Soul Strut 100: # 13 - Funkadelic - Maggot Brain

Scott said:It's worth checking out the 2005 CD reissue for the alternate mix of the title track. The drums are much more prominently featured, which gives the song more structure. Not better, not worse, just a different take on a song you've heard a ton of times.




yeah, the old story was the rest of the band was so high that they sounded terrible, so george mixed it down with just eddie and rhythm guitar... i actually think the full band version sounds good, but the stripped down one is def more dramatic and kudos to george for having the foresight to proceed as such...
 
No one has mentioned it here as far as I know, so I might as well:


While searching for magazine cover firsts, I discovered Barbara Cheeseborough ('Essence' in 1970).

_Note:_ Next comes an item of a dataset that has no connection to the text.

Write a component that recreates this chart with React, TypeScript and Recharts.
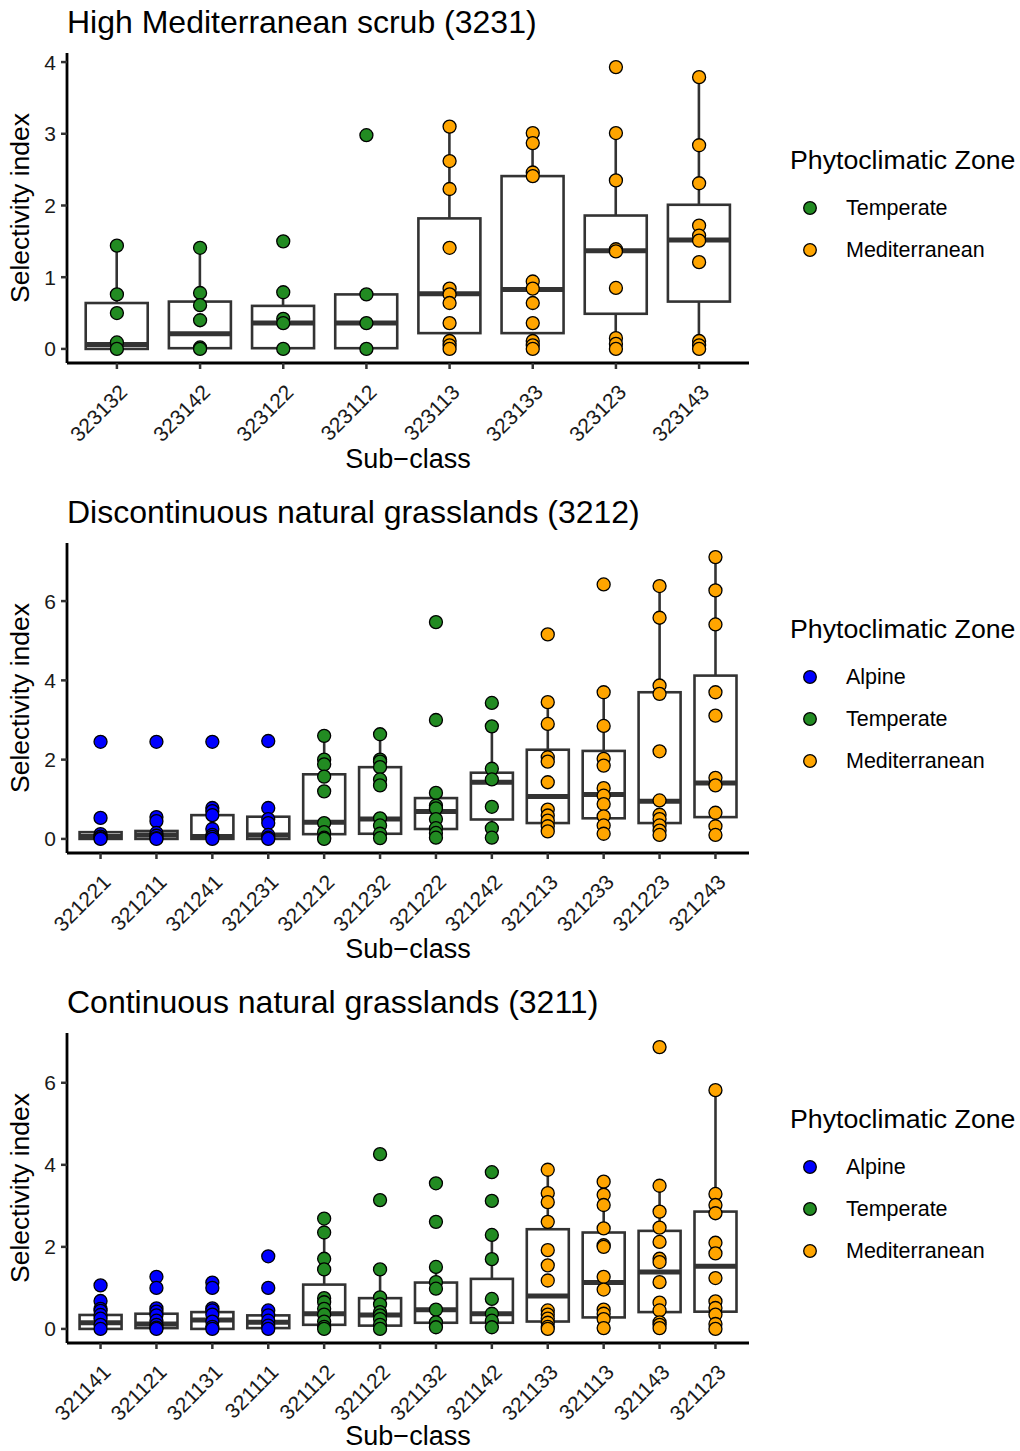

Turns out that she was the Maggot Brain lady and passed late last year.





https://www.facebook.com/photo.php?fbid=758767464138903&set=a.439426302739689.148770.439421462740173&type=1
 
I personally don't give a shit about the genre debate: this album rulez so hard. Picked up an Australian pressing of this a month or so back, and was surprised since I had no idea it had a local pressing here.
 
ppadilha said:Wars of Armageddon: best use of fart sounds in a song?

Don't sleep on Grace Joneses's "J.A. Guys," though.





I was listening to Maggot Brain's title track a couple months ago, because I remembered listening to it a long time ago and thinking it was epic, then listening to it a couple of years ago and feeling let down, so I wanted to check back in on it and see what was what. Don't get me wrong, I'm a pretty big Parliament-Funkadelic fan, but I'd kinda stopped hearing this particular record as music, and had come to consider it more as a symbol, if you know what I mean. And so this was one of those periodic relistenings that you give to records like that: done not without affection, necessarily, but probably done out of respect as much as desire.





Anyway, I was struck by how faulty my memory had been: "Maggot Brain" is not an epic song at all. It's actually kinda tiny--rugged, halting, and cheap-sounding. I remembered it as this sustained cosmos-swallowing howl of collpase and rebirth, panoramic and profound, an idea no doubt shaped by what I knew to be the iconic and universally relatable story behind the song. But that doesn't really hold; the idea of Mother might be universal, but your mother, your version of her, is ultimately unknowable to anyone except you. And it's that human-sized mystery that I hear here, not the bullshit universality that "Maggot Brain" so often gets saddled with. It's deeply, deeply personal, an almost unbearably intimate display not of towering masterpiecery, but of the kind of raw small effort that only a kid will make.





No matter what they tell you or what they told me, this song is not some lone afronaut guitar hero singlehandedly mapping an entire universe of blues. This is one dreamy son's long, imperfect kiss into the void. And if it's never as good as I remember, it's always a lot more beautiful. Which I guess makes it even better.